Anna Birulés a été nommée à la tête du tout nouveau ministère des Sciences et Technologies, mis en place par le gouvernement espagnol à la fin du mois d’avril. Retour sur le parcours d’une femme que personne n’attendait là.
D.R. |
Son mari et son fils n’en sont toujours pas revenus. Le 27 avril dernier, assis devant la télévision, ils ont entendu José María Aznar, grand vainqueur des élections législatives du 12 mars 2000, prononcer le nom d’Anna María Birulés y Bertrán dans la composition de son nouveau gouvernement. Contre toute attente, le Premier ministre espagnol a confié à cette femme, inconnue du grand public, le ministère flambant neuf des Sciences et Technologies (ex-ministère de l’Industrie). Depuis lors, Anna Birulés est responsable, entre autres, des télécommunications et de l’Internet en Espagne.

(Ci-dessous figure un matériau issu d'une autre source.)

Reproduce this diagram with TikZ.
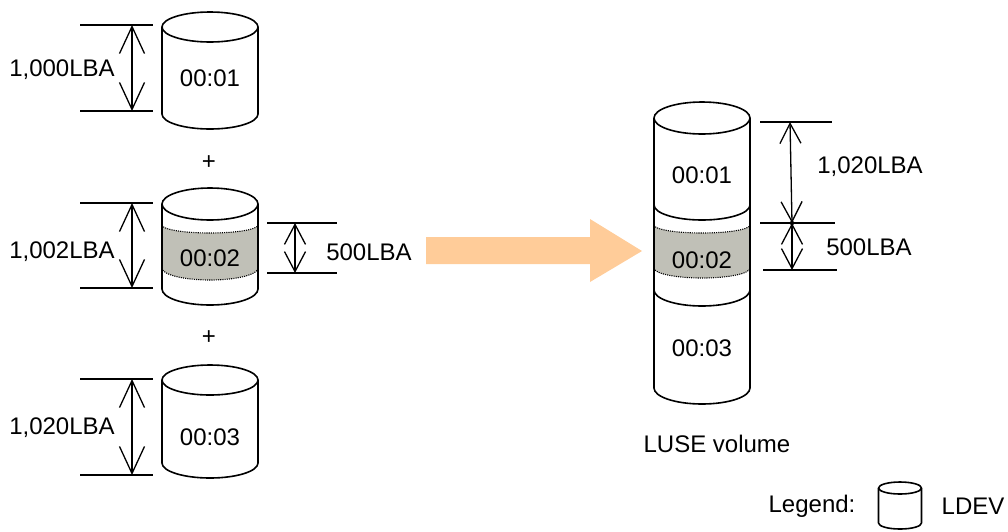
\documentclass[tikz,border=0pt]{standalone}
\usepackage{fontspec}
\setmainfont{Liberation Sans}
\usetikzlibrary{arrows.meta}
\definecolor{bandgray}{RGB}{192,192,183}
\definecolor{bigarrow}{RGB}{255,204,153}
\tikzset{
  lbl/.style={font=\fontsize{24}{28}\selectfont, inner sep=0pt, anchor=center},
  outl/.style={line width=1.6pt, line join=round},
  dimline/.style={line width=1.3pt},
  dimarrow/.style={line width=1.3pt, {Straight Barb[length=27pt,width=25pt,line width=1.3pt]}-{Straight Barb[length=27pt,width=25pt,line width=1.3pt]}},
  dimarrowsm/.style={line width=1.3pt, {Straight Barb[length=20pt,width=21pt,line width=1.3pt]}-{Straight Barb[length=20pt,width=21pt,line width=1.3pt]}},
  dotarc/.style={line width=1.1pt, dash pattern=on 1.1pt off 1.1pt},
}
% cylinder: #1 cx, #2 top center y, #3 bottom center y, #4 rx, #5 ry
\newcommand\mycyl[5]{%
  \fill[white] (#1-#4,#2) -- (#1-#4,#3) arc[start angle=180,end angle=360,x radius=#4pt,y radius=#5pt] -- (#1+#4,#2) -- cycle;
}
\newcommand\mycylline[5]{%
  \draw[outl] (#1-#4,#2) -- (#1-#4,#3) arc[start angle=180,end angle=360,x radius=#4pt,y radius=#5pt] -- (#1+#4,#2);
  \draw[outl] (#1,#2) ellipse[x radius=#4pt,y radius=#5pt];
}
% band: #1 cx, #2 top y, #3 top ry, #4 bottom y, #5 bottom ry
\newcommand\myband[5]{%
  \fill[bandgray] (#1-48,#2) arc[start angle=180,end angle=360,x radius=48pt,y radius=#3pt] -- (#1+48,#4) arc[start angle=360,end angle=180,x radius=48pt,y radius=#5pt] -- cycle;
  \draw[dotarc] (#1-48,#2) arc[start angle=180,end angle=360,x radius=48pt,y radius=#3pt];
  \draw[dotarc] (#1-48,#4) arc[start angle=180,end angle=360,x radius=48pt,y radius=#5pt];
}
\begin{document}
\begin{tikzpicture}[x=1pt,y=-1pt]
\useasboundingbox (0,0) rectangle (1008,531);

% ---------- left cylinders ----------
\mycyl{210}{27}{114}{48}{15}
\mycylline{210}{27}{114}{48}{15}
\node[lbl] (t01) at (210,78) {00:01};

\node[lbl] (plus1) at (209,163) {+};

\mycyl{210}{204}{289}{48}{16}
\myband{210}{225}{8}{268}{12}
\mycylline{210}{204}{289}{48}{16}
\node[lbl] (t02) at (210,258) {00:02};

\node[lbl] (plus2) at (209,338) {+};

\mycyl{210}{380}{463}{48}{15}
\mycylline{210}{380}{463}{48}{15}
\node[lbl] (t03) at (210,437) {00:03};

% ---------- left dimensions ----------
\coordinate (a1l) at (80,25);  \coordinate (a1r) at (153,25);
\coordinate (b1l) at (80,111); \coordinate (b1r) at (153,111);
\draw[dimline] (a1l) -- (a1r);
\draw[dimline] (b1l) -- (b1r);
\coordinate (a1) at (132,25); \coordinate (b1) at (132,111);
\draw[dimarrow] (a1) -- (b1);
\node[lbl] (d1) at (62,70) {1,000LBA};

\coordinate (a2l) at (80,203);  \coordinate (a2r) at (153,203);
\coordinate (b2l) at (80,288);  \coordinate (b2r) at (153,288);
\draw[dimline] (a2l) -- (a2r);
\draw[dimline] (b2l) -- (b2r);
\coordinate (a2) at (132,203); \coordinate (b2) at (132,288);
\draw[dimarrow] (a2) -- (b2);
\node[lbl] (d2) at (62,252) {1,002LBA};

\coordinate (c2l) at (267,223); \coordinate (c2r) at (337,223);
\coordinate (e2l) at (267,273); \coordinate (e2r) at (337,273);
\draw[dimline] (c2l) -- (c2r);
\draw[dimline] (e2l) -- (e2r);
\coordinate (c2) at (295,223); \coordinate (e2) at (295,273);
\draw[dimarrowsm] (c2) -- (e2);
\node[lbl] (d3) at (369,252) {500LBA};

\coordinate (a3l) at (80,379);  \coordinate (a3r) at (153,379);
\coordinate (b3l) at (80,475);  \coordinate (b3r) at (153,475);
\draw[dimline] (a3l) -- (a3r);
\draw[dimline] (b3l) -- (b3r);
\coordinate (a3) at (132,379); \coordinate (b3) at (132,475);
\draw[dimarrow] (a3) -- (b3);
\node[lbl] (d4) at (62,428) {1,020LBA};

% ---------- big arrow ----------
\fill[bigarrow] (426,237) -- (590,237) -- (590,219) -- (642,251) -- (590,282) -- (590,264) -- (426,264) -- cycle;

% ---------- right LUSE cylinder ----------
\mycyl{702}{118}{388}{48}{16}
\myband{702}{225}{8}{268}{10}
\draw[outl] (654,205) arc[start angle=180,end angle=360,x radius=48pt,y radius=15pt];
\draw[outl] (654,290) arc[start angle=180,end angle=360,x radius=48pt,y radius=16pt];
\mycylline{702}{118}{388}{48}{16}
\node[lbl] (r01) at (702,175) {00:01};
\node[lbl] (r02) at (702,260) {00:02};
\node[lbl] (r03) at (702,348) {00:03};

% ---------- right dimensions ----------
\coordinate (ra1) at (760,122); \coordinate (ra2) at (832,122);
\coordinate (rb1) at (760,223); \coordinate (rb2) at (835,223);
\coordinate (rc1) at (763,270); \coordinate (rc2) at (837,270);
\draw[dimline] (ra1) -- (ra2);
\draw[dimline] (rb1) -- (rb2);
\draw[dimline] (rc1) -- (rc2);
\coordinate (rat) at (790,122); \coordinate (ram) at (792,223); \coordinate (rab) at (792,270);
\draw[dimarrowsm] (rat) -- (ram);
\draw[dimarrowsm] (ram) -- (rab);
\fill (ram) circle[radius=2.2pt];
\node[lbl] (r1020) at (870,167) {1,020LBA};
\node[lbl] (r500) at (869,247) {500LBA};

\node[lbl] (luse) at (717,444) {LUSE volume};

% ---------- legend ----------
\node[lbl] (leg) at (812,506) {Legend:};
\mycyl{900}{488}{523}{21.5}{6}
\mycylline{900}{488}{523}{21.5}{6}
\node[lbl] (ldev) at (973,506) {LDEV};
\end{tikzpicture}
\end{document}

La bête noire de Telefónica
L’aventure ne l’effraie pas. Tout au long de sa carrière, cette Catalane de 46 ans, née à Girona (Catalogne), s’est imposé comme une briseuse de barrières. Ainsi, en prenant en 1997 la direction de Retevisión, opérateur privé de télécommunications, Anna Birulés, l’une des premières femmes du pays à occuper un tel poste, a dû ferrailler contre le machisme des dirigeants des grandes entreprises espagnoles. Ensuite, elle s’est attaqué avec succès au monopole de Telefónica sur le marché du téléphone fixe. Anna Birulés est alors devenue la bête noire de Juan Villalonga, le très médiatique patron de l’opérateur public privatisé en 1997, "ami de 30 ans" de José María Aznar. "Je serai toujours contre M. Villalonga", aime-t-elle à répéter.
Passage dans le privé
Cette inimitié affichée n’est sans doute pas étrangère à sa nomination à la tête de la politique technologique du pays. Roué, José María Aznar (par ailleurs proche de Telefónica) s’est offert à bon compte un gage de pluralité. Mais le chef du gouvernement sait aussi qu’il peut compter sur ses multiples compétences. Après un doctorat d’économie à Barcelone et un master à Berkeley, Anna Birulés a travaillé dix ans au sein du gouvernement autonome catalan, au département de l’industrie. Lassée par l’administration, elle passe ensuite au privé, où elle occupe divers postes à responsabilités dans une importante banque de la région de Barcelone, et dans les télécommunications peu de temps après. Son arrivée à Retevisión en 1997 a été accueillie avec scepticisme. Mais elle a su gagner la confiance du petit monde ibérique des nouvelles technologies en mettant en place des initiatives innovatrices, telles que l’accès gratuit à Internet, la facturation détaillée à la seconde près et un tarif unique de connexion pour le week-end.
Caractère pointilleux
Exigeante envers elle-même, Anna l’est tout autant avec ses collaborateurs, qui redoutent son caractère pointilleux mais lui reconnaissent une grande capacité d’écoute. Une qualité qu’elle a pu mettre en pratique dès sa prise de fonction : l’Association des internautes espagnols (AUI) lui ayant demandé une première audience quelques minutes après l’annonce officielle de sa nomination. Et les sujets de conversations ne vont pas manquer (baisse des tarifs téléphoniques, accès à Internet pour tous, nouvelles licences de téléphonie mobile, etc.). Autant de thèmes qui vont faire l’actualité du ministère des Sciences et Technologies ces prochains mois.
Chemin difficile
La tâche ne sera pas aisée pour la nouvelle ministre. Outre l’hostilité de Telefónica, elle devra composer avec les dispositions du régime espagnol qui prévoit des mesures d’incompatibilité pour les hauts fonctionnaires : pendant deux ans, ils ne peuvent intervenir sur des thèmes dans lesquels ils avaient des intérêts avant leur nomination. Anna Birulés ne pourra ainsi rien décider ni même rien déclarer ayant un lien avec Retevisión et toutes ses filiales. Difficile d’imaginer qu’elle pourra aborder le problème des télécommunications sans toucher de près ou de loin au deuxième opérateur national. Une situation qui permet à José María Aznar de pouvoir se séparer d’elle sans trop de problème en cas de désaccord. Mais Anna Birulés n’est pas femme à se laisser faire.